Reflect on the term white supremacy.
The term white supremacy has been difficult for our yearly meeting community. For some Friends, the term harkens back to the days of George Wallace and the Klan. To refer to the current context of race and racism in Philadelphia Yearly Meeting with the same iconography used to describe Klan members and slave owners erases the progress that our movements of resistance have made. These Friends see the use of the term white supremacy as unfairly equating the current situation in Philadelphia Yearly Meeting with a tragic past of racial violence and explicit and unapologetic beliefs that white people are superior to other races.
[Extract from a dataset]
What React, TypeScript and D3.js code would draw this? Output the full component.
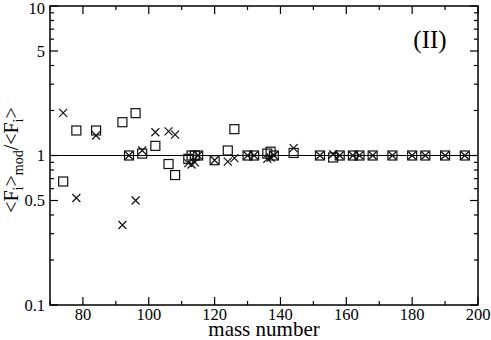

Other Friends find the term white supremacy to be the most accurate language for describing a prevailing ideology (or set of ideas, not necessarily beliefs) that justifies the maintenance of wealth, power and privilege of people of European descent throughout the history of the new world to the present. The ideology of white supremacy warps individual and societal dynamics in dramatic and traumatic ways. From the distribution of economic resources, to spiritual and psychological health, to officer involved shootings, and to mutually fulfilling equalitarian relationships, we have not left behind our violent past because the violence continues today (albeit sometimes in less blatant, more covert ways). Through this understanding, higher education, healthcare, banks, criminal justice systems, popular media, religious institutions (among other institutions) play interlocking roles in perpetuating the ideology of white supremacy and maintaining wealth, power and privilege for folks of European descent.
For more on white supremacy, we recommend reading this three-page article “What is White Supremacy” by Elizabeth ‘Betita’ Martinez. For more advanced study, we also recommend this longer article “Heteropatriarchy and the Three Pillars of White Supremacy: Rethinking Women of Color Organizing” by Andrea Smith.
Looking for More Resources?
Try the resources section of the Addressing Racism Page on the PYM Website.
Find time to contemplate and/or journal in response to the below queries.
After reading through the above material, what sensations do you notice in your body, and what feelings and/or thoughts arise?
After reading the above material, do you find any aspects confusing or difficult to understand? What do you agree or disagree with?
In what ways will you spiritually prepare for the called meeting? How will you work to be present to the voices of others while maintaining your center?